Un dernier rayon de soleil capturé à travers les feuilles d’une fougère. Une lumière chaude qui filtre de la cime des pins corses et éclaire leurs troncs rosés, dans une forêt du Norfolk. Un effet de grain sur les images. Et cette femme, grande et mince, qui se promène dans un champ doré, caressant distraitement les herbes hautes. Le clip, mi-promotion pour l’office de tourisme de la région, mi-pub pour une crème hydratante, pourrait être signé Terrence Malik. Il s’agit de la dernière production de Will Warr, un réalisateur qui a également prêté son objectif à McDonald’s et Tesco, et polit cette fois l’image de la princesse de Galles.
Des rumeurs les plus folles à l’annonce du cancer
En début d’année, la famille royale faisait un pas de travers dans sa communication habituellement très léchée. Soudainement en retrait de la vie publique à la suite d’une opération, Catherine Middleton devient l’objet des rumeurs les plus folles – elle serait défigurée, trompée, enceinte, ou… morte ? Le silence, les visages fermés et les photos retouchées ne font qu’attiser la méfiance et les spéculations, jusqu’à ce qu’elle finisse par annoncer, face caméra, qu’elle est atteinte d’un cancer.
La princesse a attendu la rentrée pour annoncer la fin de sa chimiothérapie, et reprendre par la même occasion le contrôle de sa communication. Ce n’est ni un communiqué de presse aride, ni une de ces interviews austères tournées dans les bureaux lourdement décorés d’un de leurs palais.

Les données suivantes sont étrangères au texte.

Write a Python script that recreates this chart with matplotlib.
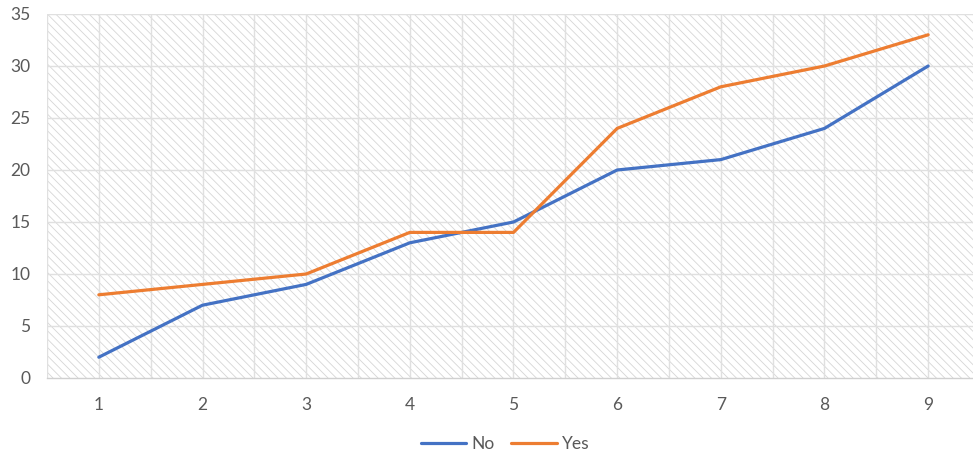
import matplotlib
matplotlib.use("Agg")
import matplotlib.pyplot as plt
from matplotlib.patches import Rectangle

# series values per category
categories = [1, 2, 3, 4, 5, 6, 7, 8, 9]
no_values = [2, 7, 9, 13, 15, 20, 21, 24, 30]
yes_values = [8, 9, 10, 14, 14, 24, 28, 30, 33]
y_ticks = [0, 5, 10, 15, 20, 25, 30, 35]

plt.rcParams['font.family'] = ['Lato', 'DejaVu Sans']
plt.rcParams['hatch.linewidth'] = 0.6
plt.rcParams['hatch.color'] = '#d6d6d6'

fig = plt.figure(figsize=(9.73, 4.57), dpi=100)
ax = fig.add_axes([47 / 973, 1 - 378 / 457, 933 / 973, 364 / 457])

# hatched plot area background
ax.add_patch(Rectangle((0, 0), 1, 1, transform=ax.transAxes, facecolor='white',
                       edgecolor='#d6d6d6', hatch='\\\\\\\\', lw=0, zorder=0))

ax.plot(categories, no_values, color='#4472C4', lw=2.3, label='No',
        solid_capstyle='round', zorder=3)
ax.plot(categories, yes_values, color='#ED7D31', lw=2.3, label='Yes',
        solid_capstyle='round', zorder=3)

ax.set_xlim(0.5, 9.5)
ax.set_ylim(0, 35)
ax.set_yticks(y_ticks)
ax.set_xticks(categories)

# gridlines at every half category and every 5 units
for x in [c - 0.5 for c in categories] + categories:
    ax.axvline(x, color='#e0e0e0', lw=1, zorder=1)
for y in y_ticks[1:]:
    ax.axhline(y, color='#e0e0e0', lw=1, zorder=1)

for side in ['top', 'right', 'left']:
    ax.spines[side].set_visible(False)
ax.spines['bottom'].set_color('#d0d0d0')
ax.spines['bottom'].set_linewidth(1)
ax.spines['bottom'].set_zorder(2)

ax.tick_params(axis='both', length=0, labelsize=12.5, colors='#595959')
ax.tick_params(axis='x', pad=14)
ax.tick_params(axis='y', pad=12)

fig.legend(loc='center', bbox_to_anchor=(505 / 973, 1 - 444 / 457), ncol=2,
           frameon=False, fontsize=12.5, handlelength=2.6, handletextpad=0.3,
           columnspacing=1.0, labelcolor='#595959')

fig.savefig('out.png', dpi=100, facecolor='white')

Cette fois, les Britanniques – mieux, les correspondants royaux – ont quelque chose à se mettre sous la dent : une vidéo de trois minutes qui accumule les messages peu subtils.
A message from Catherine, The Princess of Wales
— The Prince and Princess of Wales (@KensingtonRoyal) September 9, 2024
As the summer comes to an end, I cannot tell you what a relief it is to have finally completed my chemotherapy treatment.
The last nine months have been incredibly tough for us as a family. Life as you know it can change in an… pic.twitter.com/9S1W8sDHUL
On y voit une princesse de Galles au volant (elle reprend le contrôle de sa vie), jouer aux cartes avec ses enfants (l’importance de la famille), enlacer son mari (l’amour transcende les difficultés), ou marcher dans la forêt (le pouvoir régénérant de la nature). En voix off, Catherine Middleton elle-même assure que «de l’obscurité peut naître la lumière», tandis qu’à l’écran, un papillon s’envole de sa main.
Codes des réseaux sociaux
Le pari est réussi. Sky News y voit un moment «candide et intime» dans son «sanctuaire». La BBC analyse «une approche radicalement différente», sur un ton «presque mélancolique», quand le Telegraph y voit des accents de Chambre avec vue (James Ivory, 1986). L’honnêteté est célébrée, et soulignée à gros traits : les scènes sépia sont entrecoupées d’images plus spontanées, un aperçu des coulisses qui veut renforcer la normalité de la famille la moins normale du Royaume-Uni, et faire oublier que les dernières photos publiées étaient retouchées.
Est-ce la fin de la philosophie de feu Elizabeth II, never explain, never complain (ne jamais se justifier, ne jamais se plaindre) ? Rien n’est moins sûr. En se racontant à la première personne, la famille royale continue de s’inscrire dans les codes changeants des réseaux sociaux, mais ne répond, au fond, à aucune question.